Goal of the exercise:
Exactly repeat the material, dropping every picture from the copy.

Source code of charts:
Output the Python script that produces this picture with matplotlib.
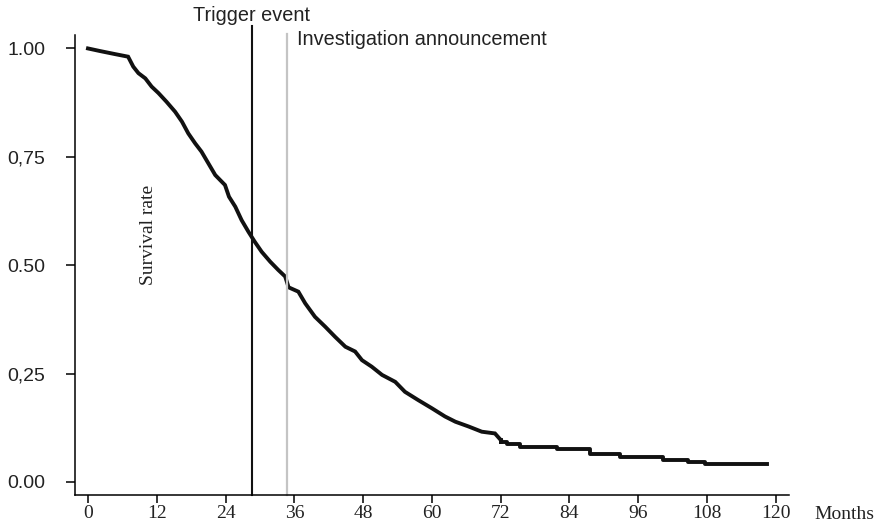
import numpy as np
import matplotlib.pyplot as plt

# Krzywa przeżycia - część gęsta, kroki bardzo drobne
months = [0, 2.1, 4.7, 7.0, 7.9, 8.8, 10.0, 11.1, 12.3, 13.7, 15.2, 16.4, 17.5,
          18.7, 19.8, 21.0, 22.2, 23.9, 24.6, 25.7, 26.8, 28.0, 29.1, 30.3, 31.8,
          33.2, 34.4, 35.0, 36.7, 37.9, 39.6, 41.4, 43.1, 44.9, 46.6, 47.8, 49.5,
          51.3, 53.6, 55.3, 57.6, 60.0, 62.3, 64.1, 66.4, 68.7, 71.0, 72.0]
survival = [1.000, 0.994, 0.987, 0.981, 0.958, 0.943, 0.931, 0.912, 0.897, 0.877,
            0.854, 0.831, 0.804, 0.781, 0.762, 0.735, 0.708, 0.685, 0.658, 0.635,
            0.604, 0.577, 0.554, 0.531, 0.508, 0.489, 0.474, 0.449, 0.439, 0.412,
            0.381, 0.358, 0.335, 0.312, 0.301, 0.281, 0.266, 0.247, 0.231, 0.208,
            0.189, 0.170, 0.151, 0.139, 0.128, 0.116, 0.112, 0.097]

# Ogon krzywej - wyraźne schodki
tail_months = [72.0, 73.1, 75.4, 81.8, 87.5, 92.8, 100.3, 104.7, 107.7, 118.5]
tail_survival = [0.092, 0.088, 0.081, 0.077, 0.065, 0.058, 0.051, 0.046, 0.042, 0.042]

trigger_month = 28.6
announcement_month = 34.7

x_ticks = [0, 12, 24, 36, 48, 60, 72, 84, 96, 108, 120]
y_ticks = [0.0, 0.25, 0.5, 0.75, 1.0]
y_tick_labels = ["0.00", "0,25", "0.50", "0,75", "1.00"]

fig = plt.figure(figsize=(8.8, 5.28), dpi=100)
ax = fig.add_axes([0.0852, 0.0625, 0.8114, 0.8712])

ax.plot(months, survival, color='#111111', lw=2.8, solid_joinstyle='miter')
ax.step(tail_months, tail_survival, where='post', color='#111111', lw=2.8)
ax.plot([months[-1], tail_months[0]], [survival[-1], tail_survival[0]], color='#111111', lw=2.8)

# Linie pionowe
ax.plot([trigger_month, trigger_month], [-0.03, 1.052], color='#111111', lw=1.5, clip_on=False)
ax.plot([announcement_month, announcement_month], [-0.03, 1.033], color='#c4c4c4', lw=1.6, clip_on=False)

ax.text(trigger_month, 1.077, "Trigger event", ha='center', va='center',
        fontsize=14.3, family='Liberation Sans', color='#222222')
ax.text(announcement_month + 1.8, 1.02, "Investigation announcement", ha='left', va='center',
        fontsize=14.3, family='Liberation Sans', color='#222222')
ax.text(10.5, 0.57, "Survival rate", rotation=90, ha='center', va='center',
        fontsize=14, family='Liberation Serif', color='#222222')
fig.text(0.925, 0.025, "Months", ha='left', va='center',
         fontsize=14, family='Liberation Serif', color='#222222')

ax.set_xlim(-2.27, 122.3)
ax.set_ylim(-0.03, 1.031)

ax.set_xticks(x_ticks)
ax.set_xticklabels([str(t) for t in x_ticks], family='Liberation Serif', fontsize=14, color='#222222')
ax.set_yticks(y_ticks)
ax.set_yticklabels(y_tick_labels, family='Liberation Sans', fontsize=14, color='#222222')

ax.tick_params(axis='y', length=6.5, width=1.1, pad=15)
ax.tick_params(axis='x', length=6, width=1.1, pad=1)

for s in ['top', 'right']:
    ax.spines[s].set_visible(False)
for s in ['left', 'bottom']:
    ax.spines[s].set_linewidth(1.1)

plt.savefig('out.png', dpi=100)
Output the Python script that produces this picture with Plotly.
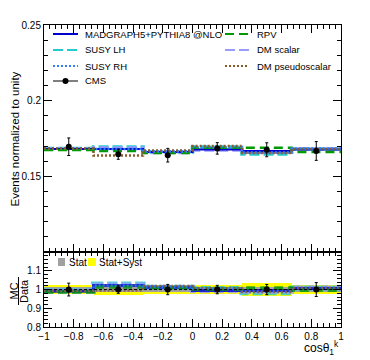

Output below:
Output the Python script that produces this picture with matplotlib.
import numpy as np
import matplotlib.pyplot as plt

# Krzywa przeżycia - część gęsta, kroki bardzo drobne
months = [0, 2.1, 4.7, 7.0, 7.9, 8.8, 10.0, 11.1, 12.3, 13.7, 15.2, 16.4, 17.5,
          18.7, 19.8, 21.0, 22.2, 23.9, 24.6, 25.7, 26.8, 28.0, 29.1, 30.3, 31.8,
          33.2, 34.4, 35.0, 36.7, 37.9, 39.6, 41.4, 43.1, 44.9, 46.6, 47.8, 49.5,
          51.3, 53.6, 55.3, 57.6, 60.0, 62.3, 64.1, 66.4, 68.7, 71.0, 72.0]
survival = [1.000, 0.994, 0.987, 0.981, 0.958, 0.943, 0.931, 0.912, 0.897, 0.877,
            0.854, 0.831, 0.804, 0.781, 0.762, 0.735, 0.708, 0.685, 0.658, 0.635,
            0.604, 0.577, 0.554, 0.531, 0.508, 0.489, 0.474, 0.449, 0.439, 0.412,
            0.381, 0.358, 0.335, 0.312, 0.301, 0.281, 0.266, 0.247, 0.231, 0.208,
            0.189, 0.170, 0.151, 0.139, 0.128, 0.116, 0.112, 0.097]

# Ogon krzywej - wyraźne schodki
tail_months = [72.0, 73.1, 75.4, 81.8, 87.5, 92.8, 100.3, 104.7, 107.7, 118.5]
tail_survival = [0.092, 0.088, 0.081, 0.077, 0.065, 0.058, 0.051, 0.046, 0.042, 0.042]

trigger_month = 28.6
announcement_month = 34.7

x_ticks = [0, 12, 24, 36, 48, 60, 72, 84, 96, 108, 120]
y_ticks = [0.0, 0.25, 0.5, 0.75, 1.0]
y_tick_labels = ["0.00", "0,25", "0.50", "0,75", "1.00"]

fig = plt.figure(figsize=(8.8, 5.28), dpi=100)
ax = fig.add_axes([0.0852, 0.0625, 0.8114, 0.8712])

ax.plot(months, survival, color='#111111', lw=2.8, solid_joinstyle='miter')
ax.step(tail_months, tail_survival, where='post', color='#111111', lw=2.8)
ax.plot([months[-1], tail_months[0]], [survival[-1], tail_survival[0]], color='#111111', lw=2.8)

# Linie pionowe
ax.plot([trigger_month, trigger_month], [-0.03, 1.052], color='#111111', lw=1.5, clip_on=False)
ax.plot([announcement_month, announcement_month], [-0.03, 1.033], color='#c4c4c4', lw=1.6, clip_on=False)

ax.text(trigger_month, 1.077, "Trigger event", ha='center', va='center',
        fontsize=14.3, family='Liberation Sans', color='#222222')
ax.text(announcement_month + 1.8, 1.02, "Investigation announcement", ha='left', va='center',
        fontsize=14.3, family='Liberation Sans', color='#222222')
ax.text(10.5, 0.57, "Survival rate", rotation=90, ha='center', va='center',
        fontsize=14, family='Liberation Serif', color='#222222')
fig.text(0.925, 0.025, "Months", ha='left', va='center',
         fontsize=14, family='Liberation Serif', color='#222222')

ax.set_xlim(-2.27, 122.3)
ax.set_ylim(-0.03, 1.031)

ax.set_xticks(x_ticks)
ax.set_xticklabels([str(t) for t in x_ticks], family='Liberation Serif', fontsize=14, color='#222222')
ax.set_yticks(y_ticks)
ax.set_yticklabels(y_tick_labels, family='Liberation Sans', fontsize=14, color='#222222')

ax.tick_params(axis='y', length=6.5, width=1.1, pad=15)
ax.tick_params(axis='x', length=6, width=1.1, pad=1)

for s in ['top', 'right']:
    ax.spines[s].set_visible(False)
for s in ['left', 'bottom']:
    ax.spines[s].set_linewidth(1.1)

plt.savefig('out.png', dpi=100)
Output the Python script that produces this picture with Plotly.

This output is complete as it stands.